See this Dorling Kindersley book; "Let’s keep Halloween educational!"

And here poor Yoda from Star Wars fame does look uncomfortable in this plastic caldron,
“Being in this pot; embarrassing it is”.

Giving this orange corn on the cob decorated tea set pride of place (in a cardboard box) on the shopfront is no accident. It's the perfect impulse purchase for someone planning a Halloween teaparty!

Character is strong on the inside of the shop too. I love the way that they have improvised and used an old cheese shop fridge as their display counter. It is now full of jewellery, watches and other treasures.

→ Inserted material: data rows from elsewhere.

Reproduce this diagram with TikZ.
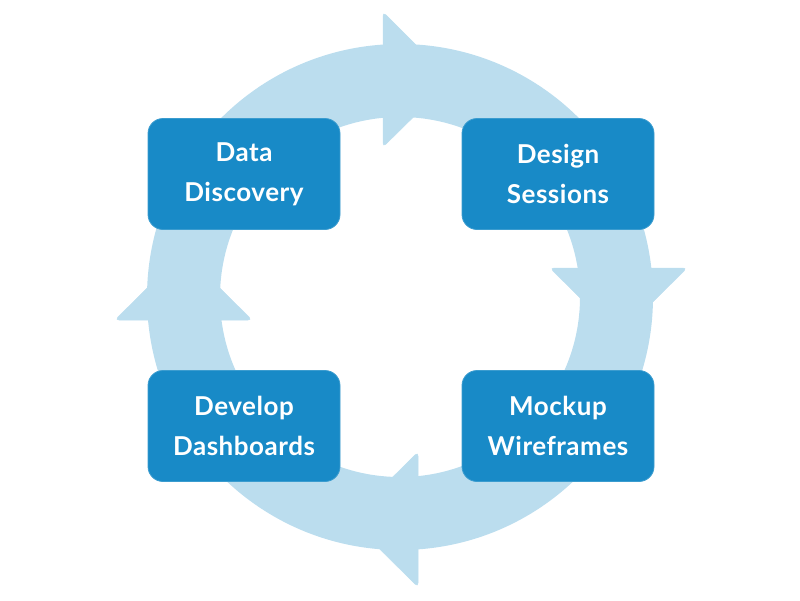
\documentclass[tikz,border=0pt]{standalone}
\usepackage{fontspec}
\setmainfont{Lato}[LetterSpace=2]
\definecolor{ringblue}{RGB}{187,221,238}
\definecolor{boxblue}{RGB}{24,138,199}
\tikzset{
  stage/.style={draw=boxblue!85!white, line width=0.8pt, fill=boxblue, rounded corners=15pt,
    minimum width=192pt, minimum height=111pt, align=center, text=white,
    font=\fontsize{26}{40}\selectfont\bfseries, inner sep=0pt},
  barb/.style={fill=ringblue, draw=ringblue, line width=0.5pt, rounded corners=4pt}
}
\begin{document}
\begin{tikzpicture}[x=1pt,y=-1pt]
\useasboundingbox (0,0) rectangle (800,600);
\coordinate (c) at (400,297);
% ring
\fill[ringblue, even odd rule] (c) circle[radius=253] (c) circle[radius=180];
% arrowheads (clockwise)
\fill[barb] (383,12) -- (451,80) -- (383,147) -- cycle;
\fill[barb] (687,268) -- (618.5,336) -- (550,268) -- cycle;
\fill[barb] (418,587) -- (350,519.5) -- (418,452) -- cycle;
\fill[barb] (115,320) -- (183.5,252) -- (252,320) -- cycle;
% stages
\node[stage] (dd) at (244,174) {Data\\Discovery};
\node[stage] (ds) at (558,174) {Design\\Sessions};
\node[stage] (dev) at (244,426) {Develop\\Dashboards};
\node[stage] (mw) at (558,426) {Mockup\\Wireframes};
\end{tikzpicture}
\end{document}
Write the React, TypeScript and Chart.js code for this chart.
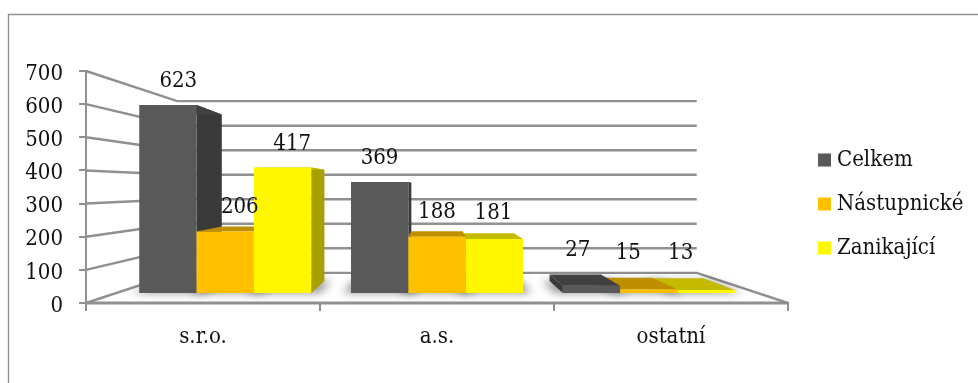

Last week I presented an Artist Talk for my current solo show Close Encounters of a Frillip Moolog Kind.
I talked about some of the very special charity shops and junk yards that I find some of the objects that I use in making my Frillip Moolog beings.
These two photographs were in my presentation. The parrot perched on his modified magazine rack in Thomas Orton & Sons reclamation in Walsall and this huge galvanized sultana container at Les Oakes in Cheadle, Staffordshire.
I found the blue soap dish for Chubby Blue and the chimney sweep’s brush for Bristle from Ortons and the galvanized drum and blue faceted bus station down pipe for Russell and Stan came from Les Oakes.

This time last year I was in Chicago on a research trip to SOFA Chicago.
As well as visiting the show, talking to lots of galleries both at SOFA and within Chicago itself I also chatted to other artists and did what I love doing; investigating some off the beaten track areas.
A short bus ride found me in the Mexican quarter.

All sorts of shops had commissioned artists to paint their windows with fun, fantastic and engaging Day of the Dead themed images; So much more authentic than the soulless plastic trick or treat version of Halloween that we see so much of.
I’m all for individuality and authenticity.